Draw a line segment of length $7.6 \, cm$ and divide it in the ratio $5: 8$. Measure the two parts and give the justification of the construction.

(N/A) line segment of length $7.6 \, cm$ can be divided in the ratio of $5: 8$ as follows:
$1.$ Draw a line segment $AB$ of $7.6 \, cm$ and draw a ray $AX$ making an acute angle with line segment $AB$.

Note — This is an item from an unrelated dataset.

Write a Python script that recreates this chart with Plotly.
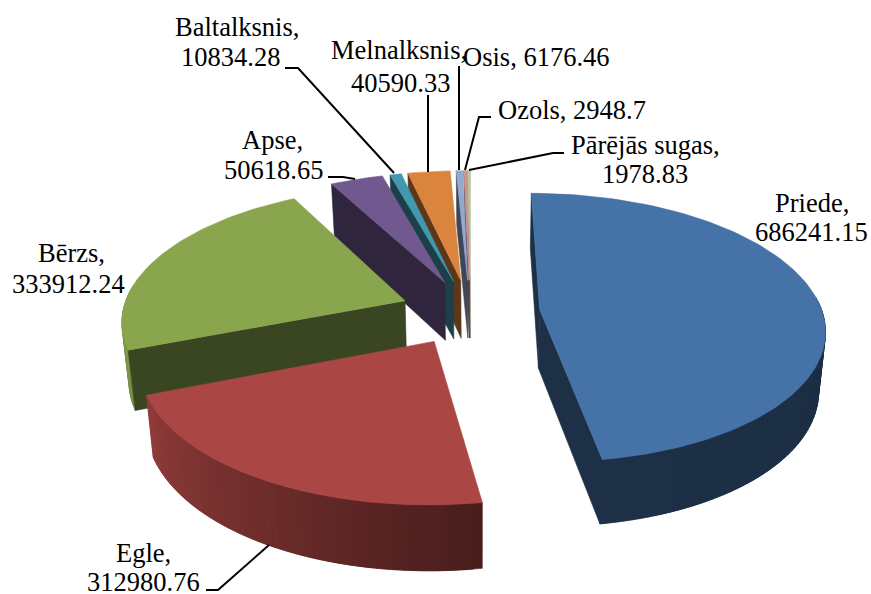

$2.$ Locate $13 (= 5 + 8)$ points,$A_1, A_2, A_3, \dots, A_{13}$,on $AX$ such that $AA_1 = A_1A_2 = A_2A_3 = \dots = A_{12}A_{13}$.
$3.$ Join $BA_{13}$.
$4.$ Through the point $A_5$,draw a line parallel to $BA_{13}$ (by making an angle equal to $\angle AA_{13}B$) at $A_5$ intersecting $AB$ at point $C$.
$C$ is the point dividing line segment $AB$ of $7.6 \, cm$ in the required ratio of $5: 8$.
The lengths of $AC$ and $CB$ can be measured. They are $2.9 \, cm$ and $4.7 \, cm$ respectively.
Justification:
By construction,we have $A_5C \parallel A_{13}B$. By applying the Basic Proportionality Theorem $(BPT)$ for the triangle $AA_{13}B$,we obtain:
$\frac{AC}{CB} = \frac{AA_5}{A_5A_{13}}$
From the construction,$AA_5$ contains $5$ equal divisions and $A_5A_{13}$ contains $8$ equal divisions.
Therefore,$\frac{AA_5}{A_5A_{13}} = \frac{5}{8}$.
Thus,$\frac{AC}{CB} = \frac{5}{8}$. This justifies the construction.